Vieles davon landet im Müll. Maria Beyrl hat deshalb einen anderen Weg eingeschlagen: „Ich biete eine Basis-Kollektion an, auf die meine Kunden mit einzelnen Stücken aufbauen können.“ Kollektionen sollten sich laut der Designerin nicht gegenseitig ersetzen.
Bye, bye Trends?
Ist die einzige Lösung also eine Abkehr von Trends? „Nein“, sagt die Wienerin. „Der Zauber soll und darf natürlich erhalten bleiben. Dennoch liegt es in der Verantwortung der Designer, diesen Zyklus zu verlangsamen.

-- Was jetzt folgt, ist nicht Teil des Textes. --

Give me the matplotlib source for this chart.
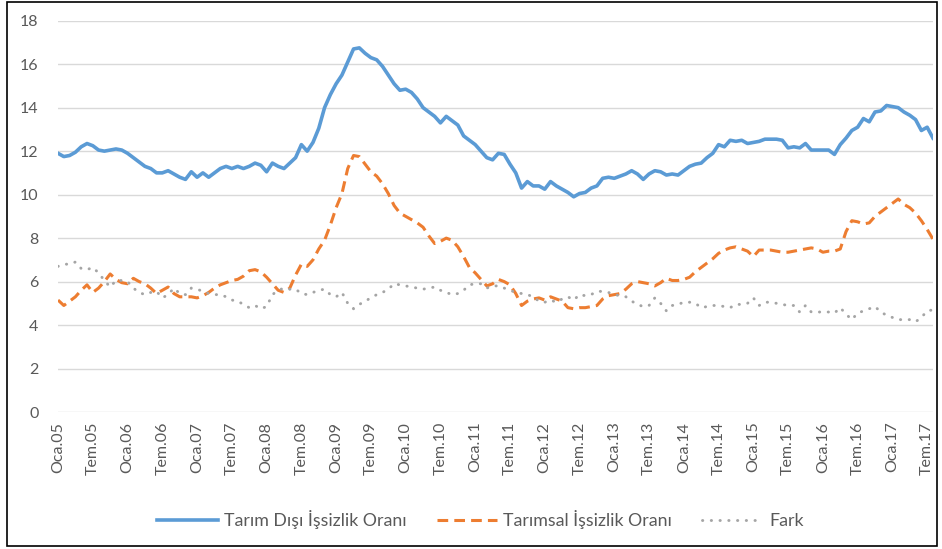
import matplotlib
matplotlib.use("Agg")
import matplotlib.pyplot as plt
import numpy as np
from matplotlib.patches import Rectangle

plt.rcParams['font.family'] = ['Lato', 'DejaVu Sans']

# monthly values, Oca.05 .. Ağu.17
tarim_disi = [
    11.9, 11.75, 11.8, 11.95, 12.2, 12.35, 12.25, 12.05, 12.0, 12.05, 12.1, 12.05,
    11.9, 11.7, 11.5, 11.3, 11.2, 11.0, 11.0, 11.1, 10.95, 10.8, 10.7, 11.05,
    10.8, 11.0, 10.8, 11.0, 11.2, 11.3, 11.2, 11.3, 11.2, 11.3, 11.45, 11.35,
    11.05, 11.45, 11.3, 11.2, 11.45, 11.7, 12.3, 12.0, 12.4, 13.05, 14.0, 14.6,
    15.1, 15.5, 16.1, 16.7, 16.75, 16.5, 16.3, 16.2, 15.9, 15.5, 15.1, 14.8,
    14.85, 14.7, 14.4, 14.0, 13.8, 13.6, 13.3, 13.6, 13.4, 13.2, 12.7, 12.5,
    12.3, 12.0, 11.7, 11.6, 11.9, 11.85, 11.4, 11.0, 10.3, 10.6, 10.4, 10.4,
    10.25, 10.6, 10.4, 10.25, 10.1, 9.9, 10.05, 10.1, 10.3, 10.4, 10.75, 10.8,
    10.75, 10.85, 10.95, 11.1, 10.95, 10.7, 10.95, 11.1, 11.05, 10.9, 10.95, 10.9,
    11.1, 11.3, 11.4, 11.45, 11.7, 11.9, 12.3, 12.2, 12.5, 12.45, 12.5, 12.35,
    12.4, 12.45, 12.55, 12.55, 12.55, 12.5, 12.15, 12.2, 12.15, 12.35, 12.05, 12.05,
    12.05, 12.05, 11.85, 12.3, 12.6, 12.95, 13.1, 13.5, 13.35, 13.8, 13.85, 14.1,
    14.05, 14.0, 13.8, 13.65, 13.45, 12.95, 13.1, 12.6,
]
tarimsal = [
    5.15, 4.9, 5.1, 5.3, 5.6, 5.85, 5.5, 5.7, 6.0, 6.35, 6.1, 5.95,
    5.9, 6.15, 6.0, 5.9, 5.7, 5.45, 5.6, 5.75, 5.45, 5.3, 5.3, 5.3,
    5.25, 5.35, 5.5, 5.7, 5.85, 5.95, 6.05, 6.1, 6.25, 6.5, 6.55, 6.45,
    6.2, 5.9, 5.6, 5.5, 5.7, 6.3, 6.8, 6.7, 7.0, 7.5, 7.9, 8.6,
    9.4, 10.05, 11.2, 11.8, 11.75, 11.4, 11.05, 10.85, 10.5, 10.05, 9.5, 9.15,
    9.0, 8.85, 8.7, 8.5, 8.1, 7.75, 7.85, 8.0, 7.9, 7.6, 7.15, 6.65,
    6.4, 6.1, 5.8, 5.9, 6.1, 6.0, 5.85, 5.45, 4.9, 5.1, 5.2, 5.25,
    5.15, 5.3, 5.2, 5.1, 4.8, 4.75, 4.8, 4.8, 4.85, 4.9, 5.2, 5.35,
    5.4, 5.45, 5.65, 5.9, 6.0, 5.95, 5.9, 5.8, 5.95, 6.15, 6.05, 6.05,
    6.1, 6.2, 6.45, 6.65, 6.85, 7.05, 7.3, 7.45, 7.55, 7.6, 7.5, 7.4,
    7.15, 7.45, 7.45, 7.45, 7.4, 7.35, 7.35, 7.4, 7.45, 7.5, 7.55, 7.5,
    7.35, 7.4, 7.4, 7.5, 8.3, 8.8, 8.75, 8.65, 8.7, 9.0, 9.2, 9.4,
    9.6, 9.8, 9.55, 9.4, 9.15, 8.8, 8.4, 7.95,
]
fark = [
    6.7, 6.8, 6.8, 6.9, 6.6, 6.55, 6.65, 6.4, 6.05, 5.75, 6.05, 6.05,
    6.0, 5.7, 5.5, 5.4, 5.5, 5.55, 5.25, 5.4, 5.7, 5.45, 5.4, 5.7,
    5.65, 5.55, 5.45, 5.4, 5.4, 5.3, 5.15, 5.1, 4.95, 4.8, 4.9, 4.75,
    4.85, 5.4, 5.6, 5.7, 5.65, 5.65, 5.45, 5.4, 5.5, 5.6, 5.65, 5.4,
    5.3, 5.5, 5.0, 4.75, 4.95, 5.1, 5.25, 5.4, 5.5, 5.65, 5.9, 5.85,
    5.8, 5.75, 5.7, 5.65, 5.7, 5.75, 5.6, 5.5, 5.4, 5.45, 5.6, 5.85,
    5.9, 5.9, 5.7, 5.8, 5.8, 5.7, 5.6, 5.5, 5.45, 5.4, 5.3, 5.1,
    5.05, 5.15, 5.05, 5.2, 5.3, 5.15, 5.4, 5.35, 5.4, 5.55, 5.55, 5.5,
    5.4, 5.35, 5.3, 5.1, 4.95, 4.85, 4.9, 5.25, 5.0, 4.65, 4.9, 4.95,
    5.05, 5.05, 5.0, 4.8, 4.85, 4.9, 4.9, 4.85, 4.8, 4.95, 4.95, 5.0,
    5.25, 4.9, 5.05, 5.05, 5.0, 4.95, 4.9, 4.9, 4.6, 4.9, 4.6, 4.6,
    4.6, 4.6, 4.55, 4.8, 4.5, 4.25, 4.55, 4.65, 4.75, 4.85, 4.6, 4.45,
    4.35, 4.25, 4.25, 4.25, 4.15, 4.35, 4.65, 4.7,
]
tick_labels = []
for yr in range(5, 18):
    tick_labels += [f"Oca.{yr:02d}", f"Tem.{yr:02d}"]

n = len(tarim_disi)
x = np.arange(n)

fig = plt.figure(figsize=(9.42, 5.49), dpi=100)
ax = fig.add_axes([0.0616, 0.2495, 0.9288, 0.7128])

ax.plot(x, tarim_disi, color="#5B9BD5", lw=2.6, label="Tarım Dışı İşsizlik Oranı",
        solid_joinstyle="round")
ax.plot(x, tarimsal, color="#ED7D31", lw=2.2, dashes=(3.5, 2.0),
        label="Tarımsal İşsizlik Oranı")
ax.plot(x, fark, color="#A5A5A5", lw=2.1, dashes=(0.1, 2.9),
        dash_capstyle="round", label="Fark")

ax.set_xlim(0, n - 1)
ax.set_ylim(0, 18)
ax.set_yticks(range(0, 19, 2))
ax.set_xticks(np.arange(0, n, 6))
ax.set_xticklabels(tick_labels, rotation=90)
ax.tick_params(axis="both", length=0, labelsize=11.5, labelcolor="#595959")
ax.tick_params(axis="y", pad=14)
ax.tick_params(axis="x", pad=7)
ax.grid(axis="y", color="#D9D9D9", lw=1.0)
ax.set_axisbelow(True)
for s in ax.spines.values():
    s.set_visible(False)

fig.legend(loc="center", bbox_to_anchor=(0.51, 0.053), ncol=3, frameon=False,
           handlelength=3.4, handletextpad=0.35, columnspacing=1.7,
           prop={"size": 12.8}, labelcolor="#595959")

fig.patches.append(Rectangle((0.007, 0.006), 0.988, 0.99, transform=fig.transFigure,
                             fill=False, edgecolor="black", lw=1.2))

fig.savefig("out.png", dpi=100)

Wenn wir die Konsumenten so weit bekommen, dass sie nicht mehr das Gefühl haben, sich jede Saison oder gar jeden Monat modisch neu erfinden zu müssen, dann ist schon viel gewonnen.“
Die gegenwärtige Kultur der sofortigen Befriedigung sieht auch Morten Lehmann als eines der größten Probleme. „Im Durchschnitt wird ein Kleidungsstück nur sechs Mal getragen“, sagt der dänische Experte für Nachhaltigkeit. Und appelliert deshalb an den Hausverstand von Modefans: „Jeder sollte sich darüber Gedanken machen, ob das Outfit für die kommende Party danach überhaupt noch einmal angezogen wird.“ Und ist die Antwort „Nein“, sich vielleicht doch gegen den Kauf zu entscheiden.
Baldiges Aus für alle Fashion Shows?
In Zeiten, in denen jeder Laufsteg-Look in Echtzeit von den anwesenden Gästen auf Instagram gepostet wird, konnte eine Modeschau in den vergangenen Jahren nicht ausgefallen genug sein. Doch auch hier findet der Umwelt zuliebe ein Umdenken statt. Für manche heißt dies: ein Komplettverzicht.
Die Fashion Week in Stockholm wurde deshalb komplett abgesagt. So extrem geht es Dior nicht an, pflanzte jedoch die Bäume, die als Deko bei einer Show zum Einsatz kamen, danach ein. Derzeit wird an einem Tool gearbeitet, das künftig den ökologischen Fußabdruck der Modewoche messen soll. Denn auch scheinbare Kleinigkeiten können einen großen Unterschied machen: Präsentationen in Locations, die nicht den Einsatz unzähliger Glühbirnen erfordern, wird es künftig hoffentlich nicht mehr geben.